Monday, February 25, 2008

Photo, Shopped Around

Sure, if we were willing to sort out the facts for ourselves and think on our own, we wouldn't leave it to Drudge to tell us what to think of photographs. Or leave it to the serious journalists to tell us what to think of Drudge thinking about photographs.

Obama Photo Swaddled in Mystery of Its Intent
A silly photo of Barack Obama, dressed in some sort of traditional African garb, mysteriously made its way to the Drudge Report Web site yesterday. The photograph, which showed Obama wearing a turban and swaddled in white fabric, was taken in 2006, when the Illinois senator was on a tour of Africa.
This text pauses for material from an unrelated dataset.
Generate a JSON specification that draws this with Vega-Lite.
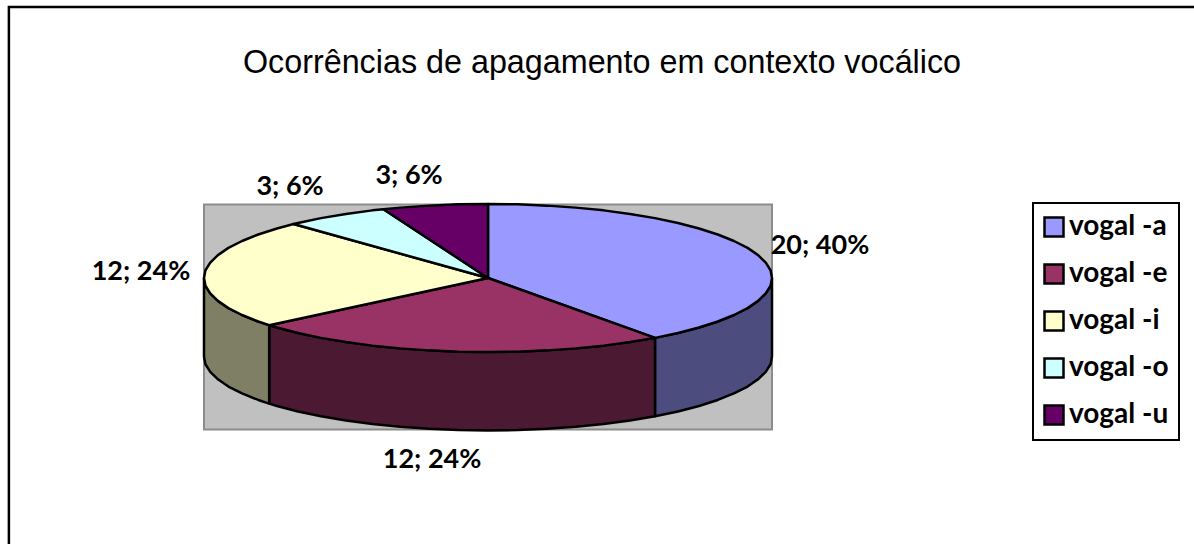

But what did it mean? Was it a deliberately leaked smear image? Or an innocent snapshot of a guy humoring the locals by dressing up? The photograph, which might just as easily be seen as feminizing Obama as suggesting hidden Islamic sympathies, didn't yield many clues.

...

Our current relation to photography is, perhaps, similar to how people who've been burned romantically relate to new suitors. There's suspicion, a longer period of testing, a lot of vetting and a lot of asking your friends what they think of your new special someone. That doesn't mean you can't still be seduced by an image, but it makes every image have to work harder to seal the deal.
That is very well-written, and except for being untrue it is an excellent thought.

By "our relation to photography" does the writer mean that of the Washington Post's photo editors? I had assumed they believed every photo they published to be vetted and tested already and not merely in some trial period.

Or does he mean the public? The same public who believe any number of impossible things over breakfast, before they set the tabloid down on the subway seat? Again and again surveys show that surprisingly high percentages of the public believe things that have been proven to be untrue, usually because someone in power claimed them to be true, or because a media story said "there's a claim made, is it true?" without clearly presenting any fact check. Or because a television "news" show took the stance that all sides of an argument are equal -- no matter what the facts are.

Still, perhaps I worry too much.

Clinton on photo: 'Why is anybody concerned about this?"
"I know nothing about it," Clinton told ABC affiliate WFAA. "This is in the public domain. But let's just stop and ask yourself: 'Why are you -- why is anybody concerned about this?'"

Clinton said that she found questions about whether her campaign leaked the photo to be "really laughable."
Well, perhaps in the future there will be a way for technology to save us and reveal whether a photo is true, false, retouched, in context, miscaptioned, significant, upside down and backwards, a slam, a slur, an outright lie, laughable or merely a Rorschach Test.

Researchers Look to Spot Photo Hoaxes
The key, she said, is to use tools in combination. A criminal or hoaxer might be sophisticated enough to defeat one technique, but not all at once.

Fridrich's research takes advantage of the fact that all cameras have tiny flaws, so small they don't affect what the eye can see. For example, her software could analyze a set of photographs taken by the same camera and notice that a certain, defective pixel is always dark. Seeing that pixel light up would suggest an alteration.

Dartmouth College professor Hany Farid, meanwhile, has developed a set of software tools he collectively calls Q-IF. He sells the programs for up to $25,000 a year.

One tool looks for the use of clone stamp, a feature for duplicating or erasing objects in an image. Two cloned flowers would appear identical and lack expected blemishes.

Another exploits how cameras capture color images. Color is a mixture of red, green and blue. Rather than have sensors that detect all three for each pixel, they generally alternate in a specific pattern. That pattern gets disrupted with airbrushing.
Yep, that does cost a lot. But at least we won't have to think about it ourselves.